WHAT YOU NEED TO DO
Will you print the material below without altering a single character?

SUPPLIED MATERIAL
BEGIN

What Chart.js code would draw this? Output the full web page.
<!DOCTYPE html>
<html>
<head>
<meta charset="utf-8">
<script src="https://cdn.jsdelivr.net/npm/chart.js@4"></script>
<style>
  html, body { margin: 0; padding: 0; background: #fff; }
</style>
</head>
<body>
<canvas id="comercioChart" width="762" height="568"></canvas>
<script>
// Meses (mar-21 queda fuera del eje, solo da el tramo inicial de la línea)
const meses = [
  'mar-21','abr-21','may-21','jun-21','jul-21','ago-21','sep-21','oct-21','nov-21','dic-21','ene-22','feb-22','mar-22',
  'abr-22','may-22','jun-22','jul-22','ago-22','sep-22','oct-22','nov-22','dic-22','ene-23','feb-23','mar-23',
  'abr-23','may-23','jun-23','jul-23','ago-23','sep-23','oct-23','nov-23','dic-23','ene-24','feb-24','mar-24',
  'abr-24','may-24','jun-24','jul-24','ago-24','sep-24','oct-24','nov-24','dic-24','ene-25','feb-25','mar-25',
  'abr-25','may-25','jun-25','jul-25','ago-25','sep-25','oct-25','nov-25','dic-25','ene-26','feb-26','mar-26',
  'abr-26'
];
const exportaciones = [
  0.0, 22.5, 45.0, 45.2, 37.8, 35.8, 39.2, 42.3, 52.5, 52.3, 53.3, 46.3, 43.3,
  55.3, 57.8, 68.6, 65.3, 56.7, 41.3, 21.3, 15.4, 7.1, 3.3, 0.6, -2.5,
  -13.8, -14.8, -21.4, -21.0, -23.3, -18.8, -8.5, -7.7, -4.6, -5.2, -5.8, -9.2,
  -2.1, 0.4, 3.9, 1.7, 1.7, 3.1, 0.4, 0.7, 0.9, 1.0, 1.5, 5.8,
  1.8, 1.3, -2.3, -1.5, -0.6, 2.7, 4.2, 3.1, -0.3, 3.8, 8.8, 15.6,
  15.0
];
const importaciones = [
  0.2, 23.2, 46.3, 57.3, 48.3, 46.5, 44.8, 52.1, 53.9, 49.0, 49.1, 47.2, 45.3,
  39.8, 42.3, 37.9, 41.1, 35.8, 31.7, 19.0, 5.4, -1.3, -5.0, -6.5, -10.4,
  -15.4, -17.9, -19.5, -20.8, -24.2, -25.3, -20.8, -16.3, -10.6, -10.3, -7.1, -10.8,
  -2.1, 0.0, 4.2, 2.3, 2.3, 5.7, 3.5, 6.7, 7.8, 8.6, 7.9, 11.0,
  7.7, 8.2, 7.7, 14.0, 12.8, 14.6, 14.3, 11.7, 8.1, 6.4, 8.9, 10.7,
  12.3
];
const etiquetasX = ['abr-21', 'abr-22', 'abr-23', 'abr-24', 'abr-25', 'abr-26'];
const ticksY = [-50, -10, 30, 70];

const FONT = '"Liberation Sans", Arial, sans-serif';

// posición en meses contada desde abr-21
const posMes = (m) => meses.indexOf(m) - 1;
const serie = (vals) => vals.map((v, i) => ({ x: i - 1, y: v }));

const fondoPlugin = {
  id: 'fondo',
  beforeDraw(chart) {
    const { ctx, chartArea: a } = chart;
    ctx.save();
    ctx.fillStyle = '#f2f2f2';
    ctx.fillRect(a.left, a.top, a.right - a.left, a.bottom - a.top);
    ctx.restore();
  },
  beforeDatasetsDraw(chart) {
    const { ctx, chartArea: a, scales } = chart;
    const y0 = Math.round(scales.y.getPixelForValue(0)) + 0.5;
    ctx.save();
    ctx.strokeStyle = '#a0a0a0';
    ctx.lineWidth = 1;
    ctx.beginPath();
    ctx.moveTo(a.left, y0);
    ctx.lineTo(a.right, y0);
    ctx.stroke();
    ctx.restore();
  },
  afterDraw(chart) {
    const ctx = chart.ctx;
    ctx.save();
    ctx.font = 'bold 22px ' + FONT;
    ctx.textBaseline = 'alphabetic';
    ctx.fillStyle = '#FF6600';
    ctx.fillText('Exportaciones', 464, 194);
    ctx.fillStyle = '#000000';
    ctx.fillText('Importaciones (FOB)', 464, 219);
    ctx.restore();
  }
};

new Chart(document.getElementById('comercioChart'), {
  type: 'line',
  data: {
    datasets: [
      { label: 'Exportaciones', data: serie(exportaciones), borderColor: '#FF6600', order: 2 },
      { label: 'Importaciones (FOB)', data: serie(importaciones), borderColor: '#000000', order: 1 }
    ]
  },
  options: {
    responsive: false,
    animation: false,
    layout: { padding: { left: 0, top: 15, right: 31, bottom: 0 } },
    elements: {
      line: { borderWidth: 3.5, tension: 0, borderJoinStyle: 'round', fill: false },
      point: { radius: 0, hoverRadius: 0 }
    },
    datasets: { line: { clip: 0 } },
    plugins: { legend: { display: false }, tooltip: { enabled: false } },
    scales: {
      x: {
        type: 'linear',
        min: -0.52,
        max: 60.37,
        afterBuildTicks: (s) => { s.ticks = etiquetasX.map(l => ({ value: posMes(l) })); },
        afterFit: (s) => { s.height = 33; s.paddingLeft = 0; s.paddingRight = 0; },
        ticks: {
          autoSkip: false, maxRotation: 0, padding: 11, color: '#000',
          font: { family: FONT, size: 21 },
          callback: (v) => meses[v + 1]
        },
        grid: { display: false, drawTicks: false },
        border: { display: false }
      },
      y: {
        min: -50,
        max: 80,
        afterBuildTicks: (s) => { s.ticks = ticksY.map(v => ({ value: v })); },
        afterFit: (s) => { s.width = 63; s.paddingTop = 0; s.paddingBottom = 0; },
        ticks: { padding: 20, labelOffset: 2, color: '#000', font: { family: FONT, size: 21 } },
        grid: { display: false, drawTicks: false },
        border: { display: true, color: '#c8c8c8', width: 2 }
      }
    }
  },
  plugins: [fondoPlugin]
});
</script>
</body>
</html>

END

FINISHED ANSWER
What Chart.js code would draw this? Output the full web page.
<!DOCTYPE html>
<html>
<head>
<meta charset="utf-8">
<script src="https://cdn.jsdelivr.net/npm/chart.js@4"></script>
<style>
  html, body { margin: 0; padding: 0; background: #fff; }
</style>
</head>
<body>
<canvas id="comercioChart" width="762" height="568"></canvas>
<script>
// Meses (mar-21 queda fuera del eje, solo da el tramo inicial de la línea)
const meses = [
  'mar-21','abr-21','may-21','jun-21','jul-21','ago-21','sep-21','oct-21','nov-21','dic-21','ene-22','feb-22','mar-22',
  'abr-22','may-22','jun-22','jul-22','ago-22','sep-22','oct-22','nov-22','dic-22','ene-23','feb-23','mar-23',
  'abr-23','may-23','jun-23','jul-23','ago-23','sep-23','oct-23','nov-23','dic-23','ene-24','feb-24','mar-24',
  'abr-24','may-24','jun-24','jul-24','ago-24','sep-24','oct-24','nov-24','dic-24','ene-25','feb-25','mar-25',
  'abr-25','may-25','jun-25','jul-25','ago-25','sep-25','oct-25','nov-25','dic-25','ene-26','feb-26','mar-26',
  'abr-26'
];
const exportaciones = [
  0.0, 22.5, 45.0, 45.2, 37.8, 35.8, 39.2, 42.3, 52.5, 52.3, 53.3, 46.3, 43.3,
  55.3, 57.8, 68.6, 65.3, 56.7, 41.3, 21.3, 15.4, 7.1, 3.3, 0.6, -2.5,
  -13.8, -14.8, -21.4, -21.0, -23.3, -18.8, -8.5, -7.7, -4.6, -5.2, -5.8, -9.2,
  -2.1, 0.4, 3.9, 1.7, 1.7, 3.1, 0.4, 0.7, 0.9, 1.0, 1.5, 5.8,
  1.8, 1.3, -2.3, -1.5, -0.6, 2.7, 4.2, 3.1, -0.3, 3.8, 8.8, 15.6,
  15.0
];
const importaciones = [
  0.2, 23.2, 46.3, 57.3, 48.3, 46.5, 44.8, 52.1, 53.9, 49.0, 49.1, 47.2, 45.3,
  39.8, 42.3, 37.9, 41.1, 35.8, 31.7, 19.0, 5.4, -1.3, -5.0, -6.5, -10.4,
  -15.4, -17.9, -19.5, -20.8, -24.2, -25.3, -20.8, -16.3, -10.6, -10.3, -7.1, -10.8,
  -2.1, 0.0, 4.2, 2.3, 2.3, 5.7, 3.5, 6.7, 7.8, 8.6, 7.9, 11.0,
  7.7, 8.2, 7.7, 14.0, 12.8, 14.6, 14.3, 11.7, 8.1, 6.4, 8.9, 10.7,
  12.3
];
const etiquetasX = ['abr-21', 'abr-22', 'abr-23', 'abr-24', 'abr-25', 'abr-26'];
const ticksY = [-50, -10, 30, 70];

const FONT = '"Liberation Sans", Arial, sans-serif';

// posición en meses contada desde abr-21
const posMes = (m) => meses.indexOf(m) - 1;
const serie = (vals) => vals.map((v, i) => ({ x: i - 1, y: v }));

const fondoPlugin = {
  id: 'fondo',
  beforeDraw(chart) {
    const { ctx, chartArea: a } = chart;
    ctx.save();
    ctx.fillStyle = '#f2f2f2';
    ctx.fillRect(a.left, a.top, a.right - a.left, a.bottom - a.top);
    ctx.restore();
  },
  beforeDatasetsDraw(chart) {
    const { ctx, chartArea: a, scales } = chart;
    const y0 = Math.round(scales.y.getPixelForValue(0)) + 0.5;
    ctx.save();
    ctx.strokeStyle = '#a0a0a0';
    ctx.lineWidth = 1;
    ctx.beginPath();
    ctx.moveTo(a.left, y0);
    ctx.lineTo(a.right, y0);
    ctx.stroke();
    ctx.restore();
  },
  afterDraw(chart) {
    const ctx = chart.ctx;
    ctx.save();
    ctx.font = 'bold 22px ' + FONT;
    ctx.textBaseline = 'alphabetic';
    ctx.fillStyle = '#FF6600';
    ctx.fillText('Exportaciones', 464, 194);
    ctx.fillStyle = '#000000';
    ctx.fillText('Importaciones (FOB)', 464, 219);
    ctx.restore();
  }
};

new Chart(document.getElementById('comercioChart'), {
  type: 'line',
  data: {
    datasets: [
      { label: 'Exportaciones', data: serie(exportaciones), borderColor: '#FF6600', order: 2 },
      { label: 'Importaciones (FOB)', data: serie(importaciones), borderColor: '#000000', order: 1 }
    ]
  },
  options: {
    responsive: false,
    animation: false,
    layout: { padding: { left: 0, top: 15, right: 31, bottom: 0 } },
    elements: {
      line: { borderWidth: 3.5, tension: 0, borderJoinStyle: 'round', fill: false },
      point: { radius: 0, hoverRadius: 0 }
    },
    datasets: { line: { clip: 0 } },
    plugins: { legend: { display: false }, tooltip: { enabled: false } },
    scales: {
      x: {
        type: 'linear',
        min: -0.52,
        max: 60.37,
        afterBuildTicks: (s) => { s.ticks = etiquetasX.map(l => ({ value: posMes(l) })); },
        afterFit: (s) => { s.height = 33; s.paddingLeft = 0; s.paddingRight = 0; },
        ticks: {
          autoSkip: false, maxRotation: 0, padding: 11, color: '#000',
          font: { family: FONT, size: 21 },
          callback: (v) => meses[v + 1]
        },
        grid: { display: false, drawTicks: false },
        border: { display: false }
      },
      y: {
        min: -50,
        max: 80,
        afterBuildTicks: (s) => { s.ticks = ticksY.map(v => ({ value: v })); },
        afterFit: (s) => { s.width = 63; s.paddingTop = 0; s.paddingBottom = 0; },
        ticks: { padding: 20, labelOffset: 2, color: '#000', font: { family: FONT, size: 21 } },
        grid: { display: false, drawTicks: false },
        border: { display: true, color: '#c8c8c8', width: 2 }
      }
    }
  },
  plugins: [fondoPlugin]
});
</script>
</body>
</html>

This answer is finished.